» **Aim**: Restate, exactly and without pictures, the lines from the start of the listing below through the line holding "at (130, 248)".

» **Data for this exercise**:
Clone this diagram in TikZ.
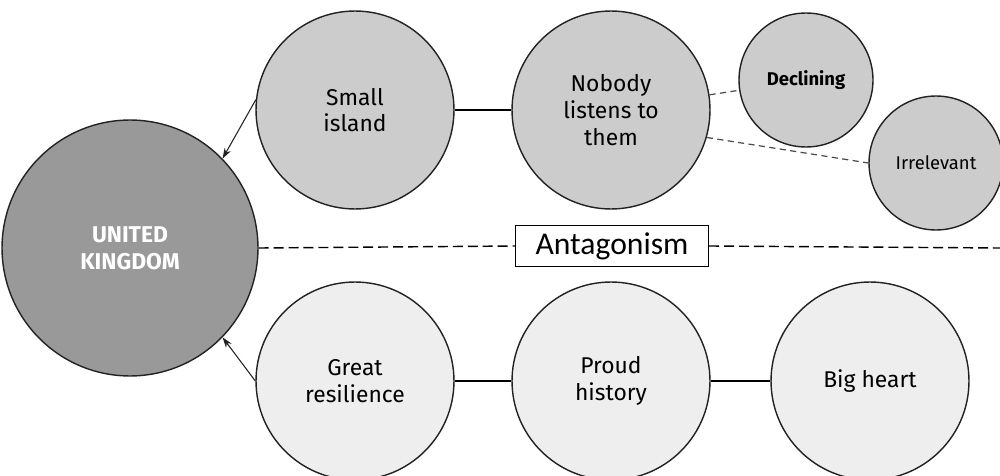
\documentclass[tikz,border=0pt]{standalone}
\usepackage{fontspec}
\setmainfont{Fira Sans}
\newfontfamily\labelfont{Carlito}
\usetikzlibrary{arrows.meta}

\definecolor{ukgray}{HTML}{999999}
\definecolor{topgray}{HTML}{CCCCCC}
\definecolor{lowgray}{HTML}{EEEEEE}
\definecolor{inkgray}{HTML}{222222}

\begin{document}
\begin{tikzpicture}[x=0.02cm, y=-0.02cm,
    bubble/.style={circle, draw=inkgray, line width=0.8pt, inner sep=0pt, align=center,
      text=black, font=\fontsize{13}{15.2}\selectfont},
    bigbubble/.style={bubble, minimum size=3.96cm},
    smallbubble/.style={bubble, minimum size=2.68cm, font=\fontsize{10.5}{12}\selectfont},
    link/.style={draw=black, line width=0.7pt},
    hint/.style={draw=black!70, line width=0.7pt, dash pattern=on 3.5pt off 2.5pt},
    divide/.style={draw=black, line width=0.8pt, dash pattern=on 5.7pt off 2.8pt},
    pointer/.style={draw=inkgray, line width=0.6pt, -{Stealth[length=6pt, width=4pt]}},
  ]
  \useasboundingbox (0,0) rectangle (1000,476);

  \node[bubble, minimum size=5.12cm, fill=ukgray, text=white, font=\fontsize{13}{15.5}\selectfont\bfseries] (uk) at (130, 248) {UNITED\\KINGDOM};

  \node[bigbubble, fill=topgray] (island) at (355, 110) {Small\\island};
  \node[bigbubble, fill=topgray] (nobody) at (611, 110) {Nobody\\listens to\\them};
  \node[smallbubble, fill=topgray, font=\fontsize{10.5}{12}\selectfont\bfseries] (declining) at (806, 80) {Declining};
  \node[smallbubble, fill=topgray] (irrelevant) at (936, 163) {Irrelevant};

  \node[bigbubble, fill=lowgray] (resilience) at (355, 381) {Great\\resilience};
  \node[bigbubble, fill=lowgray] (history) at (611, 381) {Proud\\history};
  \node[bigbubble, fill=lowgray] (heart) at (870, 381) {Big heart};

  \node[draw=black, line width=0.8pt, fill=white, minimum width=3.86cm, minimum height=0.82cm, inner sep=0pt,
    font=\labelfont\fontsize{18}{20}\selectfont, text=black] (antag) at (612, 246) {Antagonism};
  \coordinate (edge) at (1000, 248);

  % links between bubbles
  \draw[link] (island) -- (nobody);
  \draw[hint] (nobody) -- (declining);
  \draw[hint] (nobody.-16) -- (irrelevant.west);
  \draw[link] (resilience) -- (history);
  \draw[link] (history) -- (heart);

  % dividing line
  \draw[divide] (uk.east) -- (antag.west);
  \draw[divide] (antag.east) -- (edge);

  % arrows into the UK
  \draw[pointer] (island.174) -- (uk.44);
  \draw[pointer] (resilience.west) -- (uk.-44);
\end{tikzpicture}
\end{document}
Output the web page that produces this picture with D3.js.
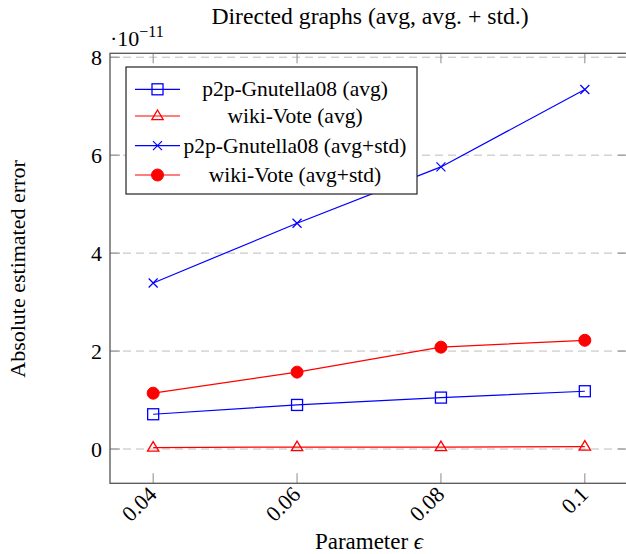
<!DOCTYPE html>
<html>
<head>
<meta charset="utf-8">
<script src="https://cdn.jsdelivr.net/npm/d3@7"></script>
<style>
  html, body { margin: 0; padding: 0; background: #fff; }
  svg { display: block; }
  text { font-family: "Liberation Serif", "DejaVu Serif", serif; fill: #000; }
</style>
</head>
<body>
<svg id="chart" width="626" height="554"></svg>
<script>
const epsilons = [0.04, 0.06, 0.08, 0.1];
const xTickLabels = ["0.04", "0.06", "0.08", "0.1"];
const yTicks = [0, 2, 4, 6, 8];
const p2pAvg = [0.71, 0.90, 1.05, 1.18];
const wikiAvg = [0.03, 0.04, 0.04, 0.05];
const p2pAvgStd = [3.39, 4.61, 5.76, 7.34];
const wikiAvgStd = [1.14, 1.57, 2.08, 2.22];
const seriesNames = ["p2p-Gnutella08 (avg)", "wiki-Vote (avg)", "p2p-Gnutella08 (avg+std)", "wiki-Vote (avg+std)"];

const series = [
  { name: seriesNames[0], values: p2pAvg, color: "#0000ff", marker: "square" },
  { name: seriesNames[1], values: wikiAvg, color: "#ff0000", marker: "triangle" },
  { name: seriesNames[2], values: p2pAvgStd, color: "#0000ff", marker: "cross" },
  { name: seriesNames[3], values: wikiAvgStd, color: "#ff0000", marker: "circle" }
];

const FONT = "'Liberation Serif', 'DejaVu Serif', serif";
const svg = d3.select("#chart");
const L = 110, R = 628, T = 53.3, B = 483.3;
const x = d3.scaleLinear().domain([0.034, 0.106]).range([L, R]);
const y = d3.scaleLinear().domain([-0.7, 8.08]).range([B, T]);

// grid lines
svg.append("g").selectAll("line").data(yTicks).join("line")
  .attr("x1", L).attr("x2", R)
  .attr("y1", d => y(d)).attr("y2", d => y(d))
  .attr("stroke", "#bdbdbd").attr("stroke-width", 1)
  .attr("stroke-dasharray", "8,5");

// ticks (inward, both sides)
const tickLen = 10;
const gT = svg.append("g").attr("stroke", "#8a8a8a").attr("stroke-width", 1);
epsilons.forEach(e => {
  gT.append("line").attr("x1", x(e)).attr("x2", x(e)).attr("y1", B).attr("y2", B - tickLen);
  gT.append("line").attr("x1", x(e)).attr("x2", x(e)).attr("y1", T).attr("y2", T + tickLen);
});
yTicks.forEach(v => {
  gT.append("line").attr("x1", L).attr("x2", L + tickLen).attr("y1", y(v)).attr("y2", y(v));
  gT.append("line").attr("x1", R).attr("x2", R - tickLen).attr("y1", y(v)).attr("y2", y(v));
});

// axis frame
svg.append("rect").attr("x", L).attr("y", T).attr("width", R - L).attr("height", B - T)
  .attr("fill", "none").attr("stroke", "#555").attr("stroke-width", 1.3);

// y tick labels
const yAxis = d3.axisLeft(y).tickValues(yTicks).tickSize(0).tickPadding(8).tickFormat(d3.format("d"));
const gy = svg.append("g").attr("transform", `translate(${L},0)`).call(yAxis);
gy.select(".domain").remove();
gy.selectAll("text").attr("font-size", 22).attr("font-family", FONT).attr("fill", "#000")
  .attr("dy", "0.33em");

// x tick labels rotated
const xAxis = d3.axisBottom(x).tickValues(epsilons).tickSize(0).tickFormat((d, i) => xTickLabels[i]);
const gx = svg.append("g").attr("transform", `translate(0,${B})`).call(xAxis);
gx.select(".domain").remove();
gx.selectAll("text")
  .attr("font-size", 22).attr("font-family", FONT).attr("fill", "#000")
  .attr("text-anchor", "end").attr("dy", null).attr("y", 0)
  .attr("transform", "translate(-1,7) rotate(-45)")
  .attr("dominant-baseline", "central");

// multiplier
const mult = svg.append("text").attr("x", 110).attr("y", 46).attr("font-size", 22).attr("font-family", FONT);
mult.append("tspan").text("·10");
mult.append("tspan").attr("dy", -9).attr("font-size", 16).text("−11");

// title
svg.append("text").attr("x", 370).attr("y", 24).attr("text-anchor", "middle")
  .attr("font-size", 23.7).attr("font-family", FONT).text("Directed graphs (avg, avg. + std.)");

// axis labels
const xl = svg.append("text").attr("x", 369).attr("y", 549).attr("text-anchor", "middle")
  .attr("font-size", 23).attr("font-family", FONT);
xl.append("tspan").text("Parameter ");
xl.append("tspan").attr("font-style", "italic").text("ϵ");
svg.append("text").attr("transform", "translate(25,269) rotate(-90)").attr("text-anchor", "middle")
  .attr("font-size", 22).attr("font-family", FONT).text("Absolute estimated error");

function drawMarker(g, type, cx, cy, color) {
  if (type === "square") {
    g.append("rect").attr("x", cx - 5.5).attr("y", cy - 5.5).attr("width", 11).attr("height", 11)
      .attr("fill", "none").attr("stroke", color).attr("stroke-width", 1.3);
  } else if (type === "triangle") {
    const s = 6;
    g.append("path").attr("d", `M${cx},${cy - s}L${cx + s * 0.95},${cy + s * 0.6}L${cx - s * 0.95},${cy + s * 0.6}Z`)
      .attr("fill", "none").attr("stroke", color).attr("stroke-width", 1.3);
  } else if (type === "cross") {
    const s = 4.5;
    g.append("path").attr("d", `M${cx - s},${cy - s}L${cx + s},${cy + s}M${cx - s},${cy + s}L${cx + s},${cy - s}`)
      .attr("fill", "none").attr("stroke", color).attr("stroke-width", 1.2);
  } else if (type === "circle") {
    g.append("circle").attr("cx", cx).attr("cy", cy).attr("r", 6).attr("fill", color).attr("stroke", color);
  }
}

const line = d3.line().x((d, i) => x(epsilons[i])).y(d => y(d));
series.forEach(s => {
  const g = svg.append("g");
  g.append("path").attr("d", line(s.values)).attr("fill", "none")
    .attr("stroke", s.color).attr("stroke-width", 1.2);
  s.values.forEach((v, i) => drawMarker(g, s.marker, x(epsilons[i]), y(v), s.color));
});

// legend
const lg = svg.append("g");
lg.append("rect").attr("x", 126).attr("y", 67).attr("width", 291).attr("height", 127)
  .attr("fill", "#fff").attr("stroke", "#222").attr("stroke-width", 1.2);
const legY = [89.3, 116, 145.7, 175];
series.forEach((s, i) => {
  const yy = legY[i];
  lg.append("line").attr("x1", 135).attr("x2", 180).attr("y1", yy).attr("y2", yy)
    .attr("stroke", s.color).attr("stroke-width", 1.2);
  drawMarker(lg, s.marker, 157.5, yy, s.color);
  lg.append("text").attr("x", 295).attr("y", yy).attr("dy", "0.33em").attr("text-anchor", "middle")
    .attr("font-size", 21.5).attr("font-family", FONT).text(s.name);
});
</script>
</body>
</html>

» **Task response**:
Clone this diagram in TikZ.
\documentclass[tikz,border=0pt]{standalone}
\usepackage{fontspec}
\setmainfont{Fira Sans}
\newfontfamily\labelfont{Carlito}
\usetikzlibrary{arrows.meta}

\definecolor{ukgray}{HTML}{999999}
\definecolor{topgray}{HTML}{CCCCCC}
\definecolor{lowgray}{HTML}{EEEEEE}
\definecolor{inkgray}{HTML}{222222}

\begin{document}
\begin{tikzpicture}[x=0.02cm, y=-0.02cm,
    bubble/.style={circle, draw=inkgray, line width=0.8pt, inner sep=0pt, align=center,
      text=black, font=\fontsize{13}{15.2}\selectfont},
    bigbubble/.style={bubble, minimum size=3.96cm},
    smallbubble/.style={bubble, minimum size=2.68cm, font=\fontsize{10.5}{12}\selectfont},
    link/.style={draw=black, line width=0.7pt},
    hint/.style={draw=black!70, line width=0.7pt, dash pattern=on 3.5pt off 2.5pt},
    divide/.style={draw=black, line width=0.8pt, dash pattern=on 5.7pt off 2.8pt},
    pointer/.style={draw=inkgray, line width=0.6pt, -{Stealth[length=6pt, width=4pt]}},
  ]
  \useasboundingbox (0,0) rectangle (1000,476);

  \node[bubble, minimum size=5.12cm, fill=ukgray, text=white, font=\fontsize{13}{15.5}\selectfont\bfseries] (uk) at (130, 248) {UNITED\\KINGDOM};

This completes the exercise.